Challenges and Limitations of Bluetooth Low Energy

1. Signal Range Variability

While BLE can reach up to 100 metres in open space, physical obstacles such as walls, metal structures, and radio interference can drastically reduce effective range. Careful planning of device placement and network topology is necessary to maintain reliable coverage.

2. Limited Data Throughput

BLE is optimised for low-bandwidth transfers—sending small packets of data at low rates. Even with the 2 Mbps option in BLE 5.x, it remains unsuitable for continuous high-volume needs like video streaming or large file transfers.

3. Battery Degradation

Poorly tuned firmware or hardware configurations can lead to excessive power draw. Improper advertising intervals or connection parameters may unexpectedly drain batteries, so thorough power profiling and firmware optimisation are essential.

4. Compatibility Issues

Some legacy or industrial devices may not support modern BLE standards. In environments with older controllers or specialised equipment, additional hardware or protocol bridges may be needed to ensure seamless interoperability.

Conclusion

Bluetooth Low Energy (BLE) has matured from a niche wireless protocol into a foundational pillar of the Internet of Things. Its hallmark combination of energy efficiency, security, affordability, and interoperability makes it uniquely suited to the evolving demands of connected ecosystems. 

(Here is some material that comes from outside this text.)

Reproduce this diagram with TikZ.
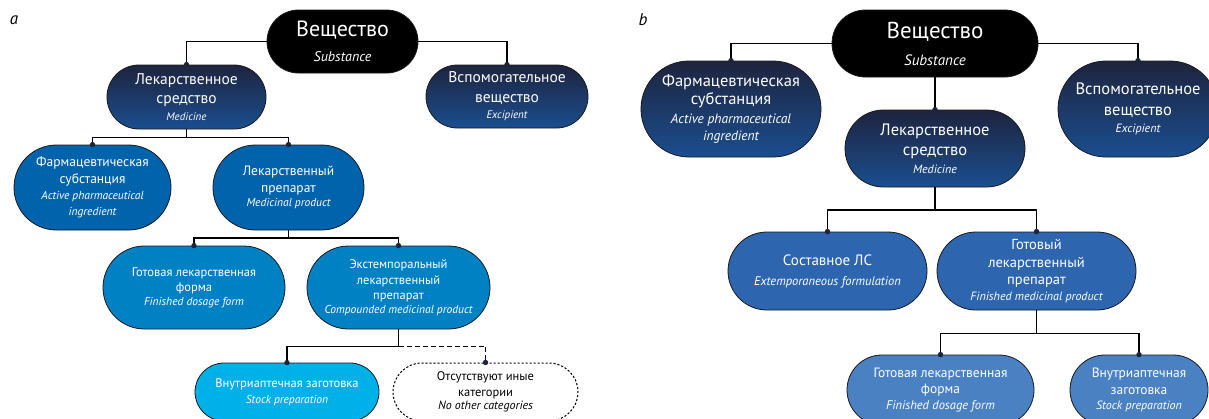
\documentclass[tikz,border=0pt]{standalone}
\usepackage{fontspec}
\setmainfont{PT Sans}
\usetikzlibrary{shapes.misc}
\definecolor{navyT}{RGB}{29,36,62}
\definecolor{navyB}{RGB}{27,78,143}
\definecolor{aTwo}{RGB}{0,99,172}
\definecolor{aThree}{RGB}{0,129,196}
\definecolor{aFour}{RGB}{0,177,233}
\definecolor{bThree}{RGB}{45,101,175}
\definecolor{bFour}{RGB}{73,129,194}
\definecolor{dotc}{RGB}{28,35,58}
\definecolor{edgec}{RGB}{25,25,30}
\newcommand{\en}[2]{{\fontsize{#1}{#1}\selectfont\itshape #2}}
\newcommand{\fs}[1]{\fontsize{#1}{#1}\selectfont}
\tikzset{
 pill/.style={shape=rounded rectangle, draw=edgec, line width=0.8pt, inner sep=0pt, align=center, text=white},
 navy/.style={pill, top color=navyT, bottom color=navyB},
 blk/.style={pill, fill=black},
 conn/.style={line width=1.4pt, draw=black},
 dotst/.style={fill=dotc},
 panlabel/.style={font=\fontsize{17}{17}\selectfont\itshape, inner sep=0pt}
}
\begin{document}
\begin{tikzpicture}[x=1pt,y=-1pt]
\useasboundingbox[fill=white] (0,0) rectangle (1209,418);

% ---------- panel a ----------
\node[panlabel] (la) at (14,20) {a};
\node[blk, font=\fs{22}, minimum width=151pt, minimum height=63pt] (subA) at (342.5,41.5)
  {Вещество\\[3pt]\en{14}{Substance}};
\node[navy, font=\fs{15.5}, minimum width=159pt, minimum height=64pt] (lekA) at (186.5,97)
  {Лекарственное\\[4pt]средство\\[1pt]\en{11}{Medicine}};
\node[navy, font=\fs{15.5}, minimum width=162pt, minimum height=63pt] (vspA) at (507,96.5)
  {Вспомогательное\\[4pt]вещество\\[1pt]\en{11}{Excipient}};
\node[pill, fill=aTwo, font=\fs{13.5}, minimum width=157pt, minimum height=85pt] (farmA) at (92.5,187.5)
  {Фармацевтическая\\[3pt]субстанция\\[3pt]\en{11.5}{Active pharmaceutical}\\[2pt]\en{11.5}{ingredient}};
\node[pill, fill=aTwo, font=\fs{13.5}, minimum width=151pt, minimum height=85pt] (prepA) at (288.5,187.5)
  {Лекарственный\\[3pt]препарат\\[1pt]\en{11.5}{Medicinal product}};
\node[pill, fill=aThree, font=\fs{12.5}, minimum width=182pt, minimum height=83pt] (gotA) at (194,287.5)
  {Готовая лекарственная\\[3pt]форма\\[1pt]\en{11.5}{Finished dosage form}};
\node[pill, fill=aThree, font=\fs{12.5}, minimum width=183pt, minimum height=83pt] (extA) at (398.5,287.5)
  {Экстемпоральный\\[3pt]лекарственный\\[3pt]препарат\\[1pt]\en{11.5}{Compounded medicinal product}};
\node[pill, fill=aFour, font=\fs{12.5}, minimum width=184pt, minimum height=58pt] (vnA) at (287,392)
  {Внутриаптечная заготовка\\[4pt]\en{11.5}{Stock preparation}};
\node[pill, fill=white, draw=black, line width=1pt, dash pattern=on 2.2pt off 1.8pt, text=black,
  font=\fs{12.5}, minimum width=185pt, minimum height=58pt] (noA) at (485.5,392)
  {Отсутствуют иные\\[3pt]категории\\[1pt]\en{12}{No other categories}};

\draw[conn] (subA.west) -| (lekA.north);
\draw[conn] (subA.east) -| (vspA.north);
\draw[conn] (lekA.south) -- ++(0,8) -| (farmA.north);
\draw[conn] (lekA.south) -- ++(0,8) -| (prepA.north);
\draw[conn] (prepA.south) -- ++(0,7.5) -| (gotA.north);
\draw[conn] (prepA.south) -- ++(0,7.5) -| (extA.north);
\draw[conn] (extA.south) -- ++(0,17) coordinate (extbar) -| (vnA.north);
\draw[conn, dash pattern=on 5pt off 3pt] (extbar) -| (noA.north);
\foreach \n in {lekA,vspA,farmA,prepA,gotA,extA,vnA,noA}
  \fill[dotst] (\n.north) circle (2.7pt);

% ---------- panel b ----------
\node[panlabel] (lb) at (643,20) {b};
\node[blk, font=\fs{23}, minimum width=206pt, minimum height=67pt] (subB) at (935,43.5)
  {Вещество\\[4pt]\en{15}{Substance}};
\node[navy, font=\fs{16.5}, minimum width=180pt, minimum height=96pt] (farmB) at (731,109)
  {Фармацевтическая\\[2pt]субстанция\\[2pt]\en{13.5}{Active pharmaceutical}\\[1pt]\en{13.5}{ingredient}};
\node[navy, font=\fs{16.5}, minimum width=180pt, minimum height=77pt] (lekB) at (935,148.5)
  {Лекарственное\\[4pt]средство\\[1pt]\en{12}{Medicine}};
\node[navy, font=\fs{16.5}, minimum width=160pt, minimum height=96pt] (vspB) at (1138,109)
  {Вспомогательное\\[4pt]вещество\\[1pt]\en{12}{Excipient}};
\node[pill, fill=bThree, font=\fs{15}, minimum width=199pt, minimum height=78pt] (sostB) at (827.5,271)
  {Составное ЛС\\[5pt]\en{12.5}{Extemporaneous formulation}};
\node[pill, fill=bThree, font=\fs{14.5}, minimum width=199pt, minimum height=78pt] (gotpB) at (1036.5,271)
  {Готовый\\[3pt]лекарственный\\[3pt]препарат\\[1pt]\en{12}{Finished medicinal product}};
\node[pill, fill=bFour, font=\fs{13.5}, minimum width=187pt, minimum height=70pt] (gotfB) at (940.5,390)
  {Готовая лекарственная\\[3pt]форма\\[2pt]\en{12.5}{Finished dosage form}};
\node[pill, fill=bFour, font=\fs{13.5}, minimum width=138pt, minimum height=70pt] (vnB) at (1139,390)
  {Внутриаптечная\\[3pt]заготовка\\[2pt]\en{12}{Stock preparation}};

\draw[conn] (subB.west) -| (farmB.north);
\draw[conn] (subB.east) -| (vspB.north);
\draw[conn] (subB.south) -- (lekB.north);
\draw[conn] (lekB.south) -- ++(0,22.5) -| (sostB.north);
\draw[conn] (lekB.south) -- ++(0,22.5) -| (gotpB.north);
\draw[conn] (gotpB.south) -- ++(0,23) -| (gotfB.north);
\draw[conn] (gotpB.south) -- ++(0,23) -| (vnB.north);
\foreach \n in {farmB,lekB,vspB,sostB,gotpB,gotfB,vnB}
  \fill[dotst] (\n.north) circle (2.7pt);
\end{tikzpicture}
\end{document}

As BLE integrates with AI, edge computing, and advanced mesh capabilities, it will drive transformative innovations in healthcare, manufacturing, agriculture, smart homes, and beyond.

Looking forward, BLE’s continuous evolution—fuelled by enhancements in speed, range, and functionality—will ensure it remains central to digital transformation strategies. In a world hungry for efficient, resilient, and secure connectivity, BLE’s low‑energy promise stands as a beacon guiding us toward smarter, more sustainable, and deeply connected futures.

Frequently Asked Questions About The Usage of BLE and IoT

Q1. Can BLE work without Internet?

Yes. BLE devices communicate directly with one another over local connections using radio links. No internet connection is required for peer-to-peer data exchange or sensor reporting within the BLE range. However, if you wish to upload data to a remote server or enable remote control, a gateway or smartphone with internet access can bridge BLE data to the cloud.

Q2. Is BLE secure?

BLE incorporates multiple security measures, including Secure Simple Pairing for robust key exchange, AES-128 encryption for data privacy, and randomised device addresses to prevent tracking. That said, implementing proper bonding procedures, firmware updates, and secure boot processes is essential to maintain strong end-to-end security.

Q3. Can BLE and Wi-Fi be used together?

Absolutely. Many IoT devices leverage both technologies: BLE for low-power neighbour discovery, pairing, and short-range data transfer, and Wi-Fi for sustained, high-bandwidth communication to cloud servers. For instance, a smart speaker may use BLE to simplify initial setup via a mobile app, then switch to Wi-Fi for audio streaming.

Q4. What’s the lifespan of a BLE-powered device?

Device longevity depends on use case, advertising intervals, connection parameters, and battery capacity. Under typical sensor-reporting scenarios, devices can operate anywhere from six months to ten years on a single coin-cell battery. Tweaking firmware settings and power management strategies helps extend battery life.

Q5. How many BLE devices can connect to one hub or phone?

The maximum number of simultaneous connections varies by hardware and software stack. Many smartphones can maintain 5–20 active BLE connections concurrently, while dedicated gateways and microcontrollers can support dozens to hundreds of connections, depending on memory, processing power, and BLE stack capabilities.